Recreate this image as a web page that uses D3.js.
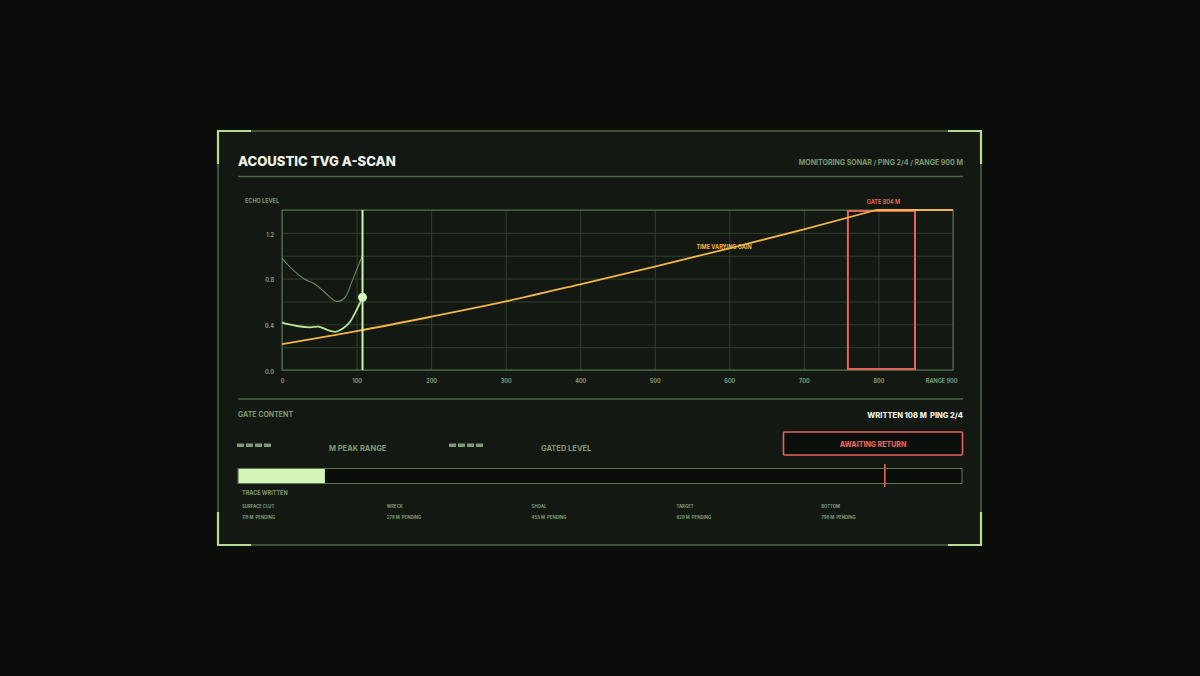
<!DOCTYPE html>
<html><head><meta charset="utf-8">
<script src="https://cdn.jsdelivr.net/npm/d3@7"></script>
<style>
html,body{margin:0;padding:0;background:#0b0d0a;}
svg{display:block;font-family:Inter,"DejaVu Sans",sans-serif;}
</style></head><body>
<svg id="c" width="1200" height="676"></svg>
<script>
// ---- data ----
const rangeTicks = [0,100,200,300,400,500,600,700,800,900];
const levelTicks = [0.0,0.4,0.8,1.2];
const tvgRange = [0,100,200,300,400,500,600,700,797,900];
const tvgGain  = [0.227,0.34,0.466,0.60,0.75,0.905,1.065,1.23,1.40,1.40];
const echoRange = [0,20,38,49,64,73,82,91,100,108];
const echoLevel = [0.414,0.385,0.373,0.379,0.344,0.335,0.365,0.42,0.525,0.636];
const prevRange = [0,14,29,46,64,73,84,93,100,107];
const prevLevel = [0.977,0.88,0.80,0.744,0.64,0.60,0.63,0.76,0.875,0.99];
const written = 108, maxRange = 900, gateCenter = 804, gateHalf = 45;
const targetNames = ["SURFACE CLUT","WRECK","SHOAL","TARGET","BOTTOM"];
const targetRanges = [118,278,455,628,798];

const C = {bg:"#0b0d0a",panel:"#141812",border:"#4d6647",accent:"#b4de8e",grid:"#2e412b",
  frame:"#5b7a51",muted:"#7d9a72",white:"#eef2e8",orange:"#f2b54a",red:"#e3645b",
  trace:"#b5e894",cursor:"#cdf3b0",prev:"#6b8760"};

const svg = d3.select("#c");
svg.append("rect").attr("width",1200).attr("height",676).attr("fill",C.bg);

// panel
const P = {x0:218,y0:131,x1:981,y1:545};
svg.append("rect").attr("x",P.x0).attr("y",P.y0).attr("width",P.x1-P.x0).attr("height",P.y1-P.y0)
  .attr("fill",C.panel).attr("stroke",C.border).attr("stroke-width",1.5);
const L = 33;
const corners = [
  [[P.x0,P.y0+L],[P.x0,P.y0],[P.x0+L,P.y0]],
  [[P.x1-L,P.y0],[P.x1,P.y0],[P.x1,P.y0+L]],
  [[P.x0,P.y1-L],[P.x0,P.y1],[P.x0+L,P.y1]],
  [[P.x1-L,P.y1],[P.x1,P.y1],[P.x1,P.y1-L]]];
corners.forEach(c=>svg.append("path").attr("d",d3.line()(c)).attr("fill","none")
  .attr("stroke",C.accent).attr("stroke-width",2.2));

// header
svg.append("text").attr("x",238).attr("y",166).attr("fill",C.white).attr("font-size",13.1)
  .attr("font-weight",800).text("ACOUSTIC TVG A-SCAN");
svg.append("text").attr("x",963).attr("y",164.5).attr("text-anchor","end").attr("fill",C.muted)
  .attr("font-size",7).attr("font-weight",700).text("MONITORING SONAR / PING 2/4 / RANGE 900 M");
svg.append("line").attr("x1",238).attr("x2",963).attr("y1",176.5).attr("y2",176.5)
  .attr("stroke",C.border).attr("stroke-width",1.5);

// chart
const x = d3.scaleLinear().domain([0,maxRange]).range([282,953]);
const y = d3.scaleLinear().domain([0,1.4]).range([370,210]);
const g = svg.append("g");

// grid
g.append("g").attr("transform","translate(0,370)")
  .call(d3.axisBottom(x).tickValues(rangeTicks).tickSize(-160).tickFormat(""))
  .call(a=>{a.select(".domain").remove();a.selectAll("line").attr("stroke",C.grid).attr("stroke-width",1);});
g.append("g").attr("transform","translate(282,0)")
  .call(d3.axisLeft(y).tickValues(d3.range(0,1.41,0.2)).tickSize(-671).tickFormat(""))
  .call(a=>{a.select(".domain").remove();a.selectAll("line").attr("stroke",C.grid).attr("stroke-width",1);});
g.append("rect").attr("x",282).attr("y",210).attr("width",671).attr("height",160)
  .attr("fill","none").attr("stroke",C.frame).attr("stroke-width",1);

// axis labels
g.append("g").attr("transform","translate(0,370)")
  .call(d3.axisBottom(x).tickValues(rangeTicks).tickSize(0).tickPadding(9)
    .tickFormat(d=>d===900?"RANGE 900":d))
  .call(a=>{a.select(".domain").remove();
    a.selectAll("text").attr("fill",C.muted).attr("font-size",5.5).attr("font-weight",700)
     .attr("font-family","Inter,'DejaVu Sans',sans-serif")
     .filter(d=>d===900).attr("text-anchor","end").attr("dx",4);});
g.append("g").attr("transform","translate(282,1.5)")
  .call(d3.axisLeft(y).tickValues(levelTicks).tickSize(0).tickPadding(8).tickFormat(d3.format(".1f")))
  .call(a=>{a.select(".domain").remove();
    a.selectAll("text").attr("fill",C.muted).attr("font-size",5.5).attr("font-weight",700)
     .attr("font-family","Inter,'DejaVu Sans',sans-serif");});
g.append("text").attr("x",245).attr("y",203).attr("fill",C.muted).attr("font-size",5.5)
  .attr("font-weight",700).text("ECHO LEVEL");

// gate
g.append("rect").attr("x",x(gateCenter-gateHalf)).attr("y",y(1.4)+1)
  .attr("width",x(gateCenter+gateHalf)-x(gateCenter-gateHalf)).attr("height",y(0)-y(1.4)-2)
  .attr("fill","none").attr("stroke",C.red).attr("stroke-width",2);
g.append("text").attr("x",x(gateCenter)+2).attr("y",203.5).attr("text-anchor","middle")
  .attr("fill",C.red).attr("font-size",5.5).attr("font-weight",700).text("GATE "+gateCenter+" M");

// curves
const line = (xs,ys,curve)=>d3.line().x((d,i)=>x(xs[i])).y((d,i)=>y(ys[i])).curve(curve)(xs);
g.append("path").attr("d",line(prevRange,prevLevel,d3.curveCatmullRom)).attr("fill","none")
  .attr("stroke",C.prev).attr("stroke-width",1.1);
g.append("path").attr("d",line(echoRange,echoLevel,d3.curveCatmullRom)).attr("fill","none")
  .attr("stroke",C.trace).attr("stroke-width",1.8);
// TVG: smooth ramp up to saturation, then clamped flat
const nRamp = tvgRange.length-1;
const rampPath = line(tvgRange.slice(0,nRamp),tvgGain.slice(0,nRamp),d3.curveMonotoneX);
const flatPath = d3.line().x(d=>x(d[0])).y(d=>y(d[1]))(
  [[tvgRange[nRamp-1],tvgGain[nRamp-1]],[tvgRange[nRamp],tvgGain[nRamp]]]);
g.append("path").attr("d",rampPath+flatPath.replace(/^M/,"L")).attr("fill","none")
  .attr("stroke",C.orange).attr("stroke-width",1.8).attr("stroke-linejoin","round");
g.append("text").attr("x",724).attr("y",248.5).attr("text-anchor","middle").attr("fill",C.orange)
  .attr("font-size",5.5).attr("font-weight",700).text("TIME VARYING GAIN");

// cursor
g.append("line").attr("x1",x(written)).attr("x2",x(written)).attr("y1",210).attr("y2",370)
  .attr("stroke",C.cursor).attr("stroke-width",2);
g.append("circle").attr("cx",x(written)).attr("cy",y(echoLevel[echoLevel.length-1])).attr("r",4.5)
  .attr("fill","#d6f5bc");

// lower section
svg.append("line").attr("x1",238).attr("x2",963).attr("y1",399).attr("y2",399)
  .attr("stroke",C.border).attr("stroke-width",1.5);
svg.append("text").attr("x",238).attr("y",417).attr("fill",C.muted).attr("font-size",7)
  .attr("font-weight",700).text("GATE CONTENT");
svg.append("text").attr("x",963).attr("y",417.5).attr("text-anchor","end").attr("fill",C.white)
  .attr("font-size",7.5).attr("font-weight",800).attr("xml:space","preserve")
  .text("WRITTEN "+written+" M  PING 2/4");

[237,449].forEach(x0=>{
  for(let i=0;i<4;i++) svg.append("rect").attr("x",x0+i*9).attr("y",443.5).attr("width",7)
    .attr("height",3.5).attr("fill",C.muted);
});
svg.append("text").attr("x",329).attr("y",451).attr("fill",C.muted).attr("font-size",7.5)
  .attr("font-weight",700).text("M PEAK RANGE");
svg.append("text").attr("x",541).attr("y",451).attr("fill",C.muted).attr("font-size",7.5)
  .attr("font-weight",700).text("GATED LEVEL");

svg.append("rect").attr("x",783.5).attr("y",432).attr("width",179).attr("height",23).attr("rx",1)
  .attr("fill","#0d0f0c").attr("stroke",C.red).attr("stroke-width",1.6);
svg.append("text").attr("x",873).attr("y",446.5).attr("text-anchor","middle").attr("fill",C.red)
  .attr("font-size",7).attr("font-weight",800).text("AWAITING RETURN");

// progress bar
const px = d3.scaleLinear().domain([0,maxRange]).range([238,962]);
svg.append("rect").attr("x",238).attr("y",468.5).attr("width",724).attr("height",15)
  .attr("fill","#0b0d0a").attr("stroke",C.frame).attr("stroke-width",1);
svg.append("rect").attr("x",238.5).attr("y",469).attr("width",px(written)-238.5).attr("height",14)
  .attr("fill","#d3f5b8");
svg.append("line").attr("x1",px(gateCenter)).attr("x2",px(gateCenter)).attr("y1",464).attr("y2",487)
  .attr("stroke",C.red).attr("stroke-width",1.6);

svg.append("text").attr("x",242).attr("y",495).attr("fill",C.muted).attr("font-size",5.5)
  .attr("font-weight",700).text("TRACE WRITTEN");
targetNames.forEach((n,i)=>{
  const tx = 242 + i*144.8;
  svg.append("text").attr("x",tx).attr("y",507.5).attr("fill",C.muted).attr("font-size",4.3)
    .attr("font-weight",700).text(n);
  svg.append("text").attr("x",tx).attr("y",518.5).attr("fill",C.muted).attr("font-size",4.3)
    .attr("font-weight",700).attr("xml:space","preserve").text(targetRanges[i]+" M  PENDING");
});
</script>
</body></html>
▬▬▬▬▬▬▬▬▬▬
**Requirements**
Print, exactly as written, the lines above from the first one to the one containing "const targetRanges = [118,278,455,628,798];". Leave out pictures.

**Response to the exercise**
Recreate this image as a web page that uses D3.js.
<!DOCTYPE html>
<html><head><meta charset="utf-8">
<script src="https://cdn.jsdelivr.net/npm/d3@7"></script>
<style>
html,body{margin:0;padding:0;background:#0b0d0a;}
svg{display:block;font-family:Inter,"DejaVu Sans",sans-serif;}
</style></head><body>
<svg id="c" width="1200" height="676"></svg>
<script>
// ---- data ----
const rangeTicks = [0,100,200,300,400,500,600,700,800,900];
const levelTicks = [0.0,0.4,0.8,1.2];
const tvgRange = [0,100,200,300,400,500,600,700,797,900];
const tvgGain  = [0.227,0.34,0.466,0.60,0.75,0.905,1.065,1.23,1.40,1.40];
const echoRange = [0,20,38,49,64,73,82,91,100,108];
const echoLevel = [0.414,0.385,0.373,0.379,0.344,0.335,0.365,0.42,0.525,0.636];
const prevRange = [0,14,29,46,64,73,84,93,100,107];
const prevLevel = [0.977,0.88,0.80,0.744,0.64,0.60,0.63,0.76,0.875,0.99];
const written = 108, maxRange = 900, gateCenter = 804, gateHalf = 45;
const targetNames = ["SURFACE CLUT","WRECK","SHOAL","TARGET","BOTTOM"];
const targetRanges = [118,278,455,628,798];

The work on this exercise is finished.